Queer-interest authors
Colm Toibin (Brooklyn), Sarah Waters (The Little Stranger) and William Trevor (Love and Summer) are among 13 novelists nominated this year for Britain’s top literary award, the $85,000 Man Booker Prize.
Toibin is also one of three international judges for the 2009 Man Asian Literary Prize. The 24 nominated novels, all from Asian-Pacific authors, include Leche, Zamora Linmark’s sequel to Rolling the R’s, about young life, gay and otherwise, in Hawaii; Tom Rob Smith’s Stalin-era Russian thriller, Child 44, a novel with a substantial queer subplot, won Best First Novel earlier this year from the International Thriller Writers.

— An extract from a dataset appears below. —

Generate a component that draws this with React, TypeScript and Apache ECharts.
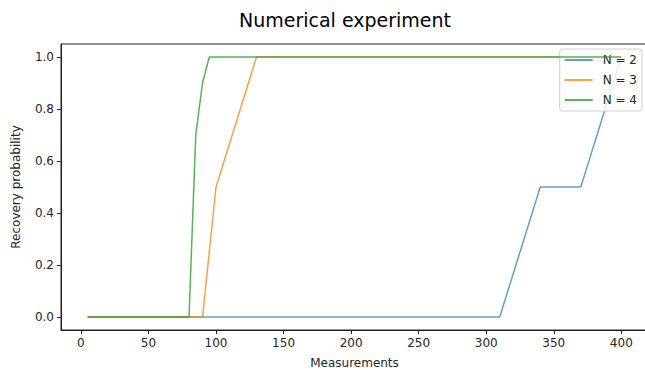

Meanwhile, the Horror Writers of America selected Unspeakable Horror: From the Shadows of the Closet, edited by Vince A. Liaguno and Chad Helder, as winner of the Bram Stoker Award for Best Anthology.
German photo-art
Publisher Bruno Gmünder is coming out in October with Ultimate Falcon, a 400-page collection of pin-up photography featuring the porn studio’s almost-40-year roster of hunky performers; the $99 book showcases erotica legends Casey Donovan and Al Parker, contemporary bodybuilder Matthew Rush, and newcomer Brent Corrigan on the cover.